» **Aim**: In your copy, leave out the pictures; write out all the data exactly.

» **Information provided**:
★ ★ ★ ★ ★ ★ ★
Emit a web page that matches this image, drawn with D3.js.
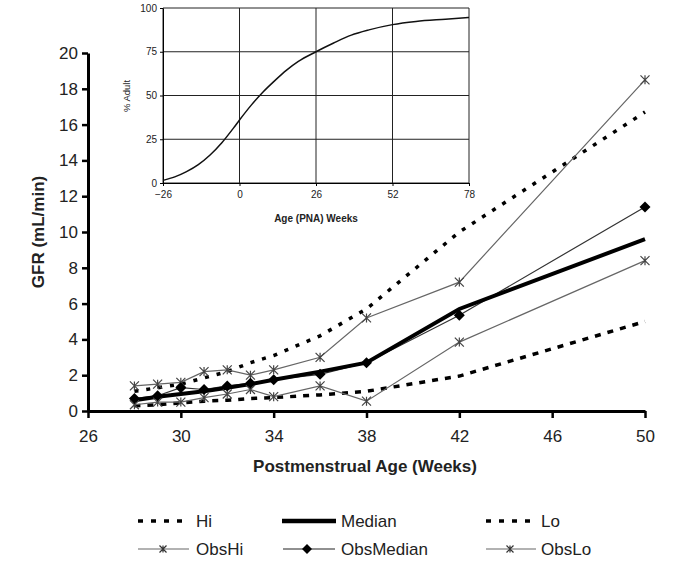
<!DOCTYPE html>
<html><head><meta charset="utf-8">
<script src="https://cdn.jsdelivr.net/npm/d3@7"></script>
<style>body{margin:0;background:#fff}svg{display:block}text{font-family:"Liberation Sans",Arial,sans-serif}</style>
</head><body><svg id="c" width="680" height="563"></svg>
<script>
// Main chart data
const weeks = [28,29,30,31,32,33,34,36,38,42,50];
const hi        = [1.1,1.3,1.5,1.85,2.2,2.7,3.1,4.2,5.7,10.0,16.7];
const median    = [0.6,0.8,0.95,1.1,1.3,1.5,1.75,2.2,2.7,5.7,9.6];
const lo        = [0.3,0.35,0.45,0.55,0.6,0.7,0.75,0.9,1.1,1.95,5.0];
const obsHi     = [1.4,1.5,1.6,2.2,2.3,2.0,2.3,3.0,5.2,7.2,18.5];
const obsMedian = [0.7,0.85,1.3,1.2,1.4,1.55,1.75,2.05,2.7,5.35,11.4];
const obsLo     = [0.35,0.5,0.5,0.75,0.95,1.2,0.8,1.4,0.55,3.85,8.4];
const xTicks = [26,30,34,38,42,46,50];
const yTicks = [0,2,4,6,8,10,12,14,16,18,20];
// Inset data
const pnaWeeks = [-26,-22,-18,-14,-10,-6,-2,0,4,8,12,16,20,26,32,38,44,52,60,70,78];
const pctAdult = [1.5,3.5,6.5,10.5,16,23,31.5,36,44.5,52,58.5,64.5,69.5,75,80,84.5,87.5,90.5,92.3,93.6,94.6];
const insetXTicks = [-26,0,26,52,78];
const insetYTicks = [0,25,50,75,100];

const svg = d3.select("#c");
const x = d3.scaleLinear().domain([26,50]).range([88,645]);
const y = d3.scaleLinear().domain([0,20]).range([411,53]);

// axes
const gx = svg.append("g").attr("transform","translate(0,411)")
  .call(d3.axisBottom(x).tickValues(xTicks).tickSize(7).tickPadding(12).tickSizeOuter(0));
gx.select(".domain").attr("stroke","#000").attr("stroke-width",3);
gx.selectAll(".tick line").attr("stroke-width",2.5);
gx.selectAll("text").attr("font-size",17).attr("fill","#222");
const gy = svg.append("g").attr("transform","translate(88,0)")
  .call(d3.axisLeft(y).tickValues(yTicks).tickSize(6).tickPadding(4).tickSizeOuter(0));
gy.select(".domain").attr("stroke","#000").attr("stroke-width",3);
gy.selectAll(".tick line").attr("stroke-width",2.5);
gy.selectAll("text").attr("font-size",17).attr("fill","#222");

svg.append("text").attr("x",365).attr("y",472).attr("text-anchor","middle")
  .attr("font-size",17).attr("font-weight","bold").attr("fill","#222").text("Postmenstrual Age (Weeks)");
svg.append("text").attr("transform","translate(44,232) rotate(-90)").attr("text-anchor","middle")
  .attr("font-size",17).attr("font-weight","bold").attr("fill","#222").text("GFR (mL/min)");

const line = d3.line().x((d,i)=>x(weeks[i])).y(d=>y(d));
function star(g, cx, cy, s, col){
  const p = `M${cx-s},${cy-s}L${cx+s},${cy+s}M${cx-s},${cy+s}L${cx+s},${cy-s}M${cx},${cy-s}L${cx},${cy+s}`;
  g.append("path").attr("d",p).attr("stroke",col).attr("stroke-width",1.2).attr("fill","none");
}
function diamond(g,cx,cy,s){
  g.append("path").attr("d",`M${cx},${cy-s}L${cx+s},${cy}L${cx},${cy+s}L${cx-s},${cy}Z`).attr("fill","#000");
}
const plot = svg.append("g");
plot.append("path").attr("d",line(lo)).attr("fill","none").attr("stroke","#000").attr("stroke-width",3.5).attr("stroke-dasharray","6,7");
plot.append("path").attr("d",line(hi)).attr("fill","none").attr("stroke","#000").attr("stroke-width",3.5).attr("stroke-dasharray","4,8");
plot.append("path").attr("d",line(obsLo)).attr("fill","none").attr("stroke","#666").attr("stroke-width",1.2);
plot.append("path").attr("d",line(obsHi)).attr("fill","none").attr("stroke","#666").attr("stroke-width",1.2);
plot.append("path").attr("d",line(obsMedian)).attr("fill","none").attr("stroke","#333").attr("stroke-width",1.2);
plot.append("path").attr("d",line(median)).attr("fill","none").attr("stroke","#000").attr("stroke-width",4);
obsHi.forEach((v,i)=>star(plot,x(weeks[i]),y(v),4.5,"#444"));
obsLo.forEach((v,i)=>star(plot,x(weeks[i]),y(v),4.5,"#444"));
obsMedian.forEach((v,i)=>diamond(plot,x(weeks[i]),y(v),5.5));

// inset
const ix = d3.scaleLinear().domain([-26,78]).range([163,469]);
const iy = d3.scaleLinear().domain([0,100]).range([183,8]);
const ins = svg.append("g");
ins.append("rect").attr("x",163).attr("y",8).attr("width",306).attr("height",175).attr("fill","#fff");
insetYTicks.forEach(t=>ins.append("line").attr("x1",163).attr("x2",469).attr("y1",iy(t)).attr("y2",iy(t)).attr("stroke","#222").attr("stroke-width",1));
insetXTicks.forEach(t=>ins.append("line").attr("x1",ix(t)).attr("x2",ix(t)).attr("y1",8).attr("y2",183).attr("stroke","#222").attr("stroke-width",1));
const iax = ins.append("g").attr("transform","translate(0,183)").call(d3.axisBottom(ix).tickValues(insetXTicks).tickSize(3).tickPadding(5).tickSizeOuter(0));
iax.selectAll("text").attr("font-size",10).attr("fill","#222");
const iay = ins.append("g").attr("transform","translate(163,0)").call(d3.axisLeft(iy).tickValues(insetYTicks).tickSize(3).tickPadding(3).tickSizeOuter(0));
iay.selectAll("text").attr("font-size",10).attr("fill","#222");
ins.append("path").attr("d",d3.line().x((d,i)=>ix(pnaWeeks[i])).y(d=>iy(d)).curve(d3.curveMonotoneX)(pctAdult))
  .attr("fill","none").attr("stroke","#111").attr("stroke-width",1.5);
ins.append("text").attr("x",316).attr("y",222).attr("text-anchor","middle").attr("font-size",10).attr("font-weight","bold").attr("fill","#222").text("Age (PNA) Weeks");
ins.append("text").attr("transform","translate(130,96) rotate(-90)").attr("text-anchor","middle").attr("font-size",9.5).attr("fill","#222").text("% Adult");

// legend
const leg = svg.append("g");
const r1 = 521, r2 = 549;
function legLine(x1,x2,yy,w,dash,col){
  const l = leg.append("line").attr("x1",x1).attr("x2",x2).attr("y1",yy).attr("y2",yy).attr("stroke",col).attr("stroke-width",w);
  if(dash) l.attr("stroke-dasharray",dash);
}
function legText(xx,yy,t){leg.append("text").attr("x",xx).attr("y",yy+6).attr("font-size",17).attr("fill","#222").text(t);}
legLine(138,190,r1,3.5,"5,8","#000"); legText(196,r1,"Hi");
legLine(282,336,r1,4.5,null,"#000"); legText(341,r1,"Median");
legLine(486,537,r1,3.5,"5,8","#000"); legText(541,r1,"Lo");
legLine(138,189,r2,1.2,null,"#666"); star(leg,163,r2,3.5,"#333"); legText(196,r2,"ObsHi");
legLine(283,335,r2,1.2,null,"#222"); diamond(leg,307,r2,5); legText(341,r2,"ObsMedian");
legLine(486,536,r2,1.2,null,"#666"); star(leg,510,r2,3.5,"#333"); legText(541,r2,"ObsLo");
</script></body></html>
★ ★ ★ ★ ★ ★ ★
» **The answer**:
Emit a web page that matches this image, drawn with D3.js.
<!DOCTYPE html>
<html><head><meta charset="utf-8">
<script src="https://cdn.jsdelivr.net/npm/d3@7"></script>
<style>body{margin:0;background:#fff}svg{display:block}text{font-family:"Liberation Sans",Arial,sans-serif}</style>
</head><body><svg id="c" width="680" height="563"></svg>
<script>
// Main chart data
const weeks = [28,29,30,31,32,33,34,36,38,42,50];
const hi        = [1.1,1.3,1.5,1.85,2.2,2.7,3.1,4.2,5.7,10.0,16.7];
const median    = [0.6,0.8,0.95,1.1,1.3,1.5,1.75,2.2,2.7,5.7,9.6];
const lo        = [0.3,0.35,0.45,0.55,0.6,0.7,0.75,0.9,1.1,1.95,5.0];
const obsHi     = [1.4,1.5,1.6,2.2,2.3,2.0,2.3,3.0,5.2,7.2,18.5];
const obsMedian = [0.7,0.85,1.3,1.2,1.4,1.55,1.75,2.05,2.7,5.35,11.4];
const obsLo     = [0.35,0.5,0.5,0.75,0.95,1.2,0.8,1.4,0.55,3.85,8.4];
const xTicks = [26,30,34,38,42,46,50];
const yTicks = [0,2,4,6,8,10,12,14,16,18,20];
// Inset data
const pnaWeeks = [-26,-22,-18,-14,-10,-6,-2,0,4,8,12,16,20,26,32,38,44,52,60,70,78];
const pctAdult = [1.5,3.5,6.5,10.5,16,23,31.5,36,44.5,52,58.5,64.5,69.5,75,80,84.5,87.5,90.5,92.3,93.6,94.6];
const insetXTicks = [-26,0,26,52,78];
const insetYTicks = [0,25,50,75,100];

const svg = d3.select("#c");
const x = d3.scaleLinear().domain([26,50]).range([88,645]);
const y = d3.scaleLinear().domain([0,20]).range([411,53]);

// axes
const gx = svg.append("g").attr("transform","translate(0,411)")
  .call(d3.axisBottom(x).tickValues(xTicks).tickSize(7).tickPadding(12).tickSizeOuter(0));
gx.select(".domain").attr("stroke","#000").attr("stroke-width",3);
gx.selectAll(".tick line").attr("stroke-width",2.5);
gx.selectAll("text").attr("font-size",17).attr("fill","#222");
const gy = svg.append("g").attr("transform","translate(88,0)")
  .call(d3.axisLeft(y).tickValues(yTicks).tickSize(6).tickPadding(4).tickSizeOuter(0));
gy.select(".domain").attr("stroke","#000").attr("stroke-width",3);
gy.selectAll(".tick line").attr("stroke-width",2.5);
gy.selectAll("text").attr("font-size",17).attr("fill","#222");

svg.append("text").attr("x",365).attr("y",472).attr("text-anchor","middle")
  .attr("font-size",17).attr("font-weight","bold").attr("fill","#222").text("Postmenstrual Age (Weeks)");
svg.append("text").attr("transform","translate(44,232) rotate(-90)").attr("text-anchor","middle")
  .attr("font-size",17).attr("font-weight","bold").attr("fill","#222").text("GFR (mL/min)");

const line = d3.line().x((d,i)=>x(weeks[i])).y(d=>y(d));
function star(g, cx, cy, s, col){
  const p = `M${cx-s},${cy-s}L${cx+s},${cy+s}M${cx-s},${cy+s}L${cx+s},${cy-s}M${cx},${cy-s}L${cx},${cy+s}`;
  g.append("path").attr("d",p).attr("stroke",col).attr("stroke-width",1.2).attr("fill","none");
}
function diamond(g,cx,cy,s){
  g.append("path").attr("d",`M${cx},${cy-s}L${cx+s},${cy}L${cx},${cy+s}L${cx-s},${cy}Z`).attr("fill","#000");
}
const plot = svg.append("g");
plot.append("path").attr("d",line(lo)).attr("fill","none").attr("stroke","#000").attr("stroke-width",3.5).attr("stroke-dasharray","6,7");
plot.append("path").attr("d",line(hi)).attr("fill","none").attr("stroke","#000").attr("stroke-width",3.5).attr("stroke-dasharray","4,8");
plot.append("path").attr("d",line(obsLo)).attr("fill","none").attr("stroke","#666").attr("stroke-width",1.2);
plot.append("path").attr("d",line(obsHi)).attr("fill","none").attr("stroke","#666").attr("stroke-width",1.2);
plot.append("path").attr("d",line(obsMedian)).attr("fill","none").attr("stroke","#333").attr("stroke-width",1.2);
plot.append("path").attr("d",line(median)).attr("fill","none").attr("stroke","#000").attr("stroke-width",4);
obsHi.forEach((v,i)=>star(plot,x(weeks[i]),y(v),4.5,"#444"));
obsLo.forEach((v,i)=>star(plot,x(weeks[i]),y(v),4.5,"#444"));
obsMedian.forEach((v,i)=>diamond(plot,x(weeks[i]),y(v),5.5));

// inset
const ix = d3.scaleLinear().domain([-26,78]).range([163,469]);
const iy = d3.scaleLinear().domain([0,100]).range([183,8]);
const ins = svg.append("g");
ins.append("rect").attr("x",163).attr("y",8).attr("width",306).attr("height",175).attr("fill","#fff");
insetYTicks.forEach(t=>ins.append("line").attr("x1",163).attr("x2",469).attr("y1",iy(t)).attr("y2",iy(t)).attr("stroke","#222").attr("stroke-width",1));
insetXTicks.forEach(t=>ins.append("line").attr("x1",ix(t)).attr("x2",ix(t)).attr("y1",8).attr("y2",183).attr("stroke","#222").attr("stroke-width",1));
const iax = ins.append("g").attr("transform","translate(0,183)").call(d3.axisBottom(ix).tickValues(insetXTicks).tickSize(3).tickPadding(5).tickSizeOuter(0));
iax.selectAll("text").attr("font-size",10).attr("fill","#222");
const iay = ins.append("g").attr("transform","translate(163,0)").call(d3.axisLeft(iy).tickValues(insetYTicks).tickSize(3).tickPadding(3).tickSizeOuter(0));
iay.selectAll("text").attr("font-size",10).attr("fill","#222");
ins.append("path").attr("d",d3.line().x((d,i)=>ix(pnaWeeks[i])).y(d=>iy(d)).curve(d3.curveMonotoneX)(pctAdult))
  .attr("fill","none").attr("stroke","#111").attr("stroke-width",1.5);
ins.append("text").attr("x",316).attr("y",222).attr("text-anchor","middle").attr("font-size",10).attr("font-weight","bold").attr("fill","#222").text("Age (PNA) Weeks");
ins.append("text").attr("transform","translate(130,96) rotate(-90)").attr("text-anchor","middle").attr("font-size",9.5).attr("fill","#222").text("% Adult");

// legend
const leg = svg.append("g");
const r1 = 521, r2 = 549;
function legLine(x1,x2,yy,w,dash,col){
  const l = leg.append("line").attr("x1",x1).attr("x2",x2).attr("y1",yy).attr("y2",yy).attr("stroke",col).attr("stroke-width",w);
  if(dash) l.attr("stroke-dasharray",dash);
}
function legText(xx,yy,t){leg.append("text").attr("x",xx).attr("y",yy+6).attr("font-size",17).attr("fill","#222").text(t);}
legLine(138,190,r1,3.5,"5,8","#000"); legText(196,r1,"Hi");
legLine(282,336,r1,4.5,null,"#000"); legText(341,r1,"Median");
legLine(486,537,r1,3.5,"5,8","#000"); legText(541,r1,"Lo");
legLine(138,189,r2,1.2,null,"#666"); star(leg,163,r2,3.5,"#333"); legText(196,r2,"ObsHi");
legLine(283,335,r2,1.2,null,"#222"); diamond(leg,307,r2,5); legText(341,r2,"ObsMedian");
legLine(486,536,r2,1.2,null,"#666"); star(leg,510,r2,3.5,"#333"); legText(541,r2,"ObsLo");
</script></body></html>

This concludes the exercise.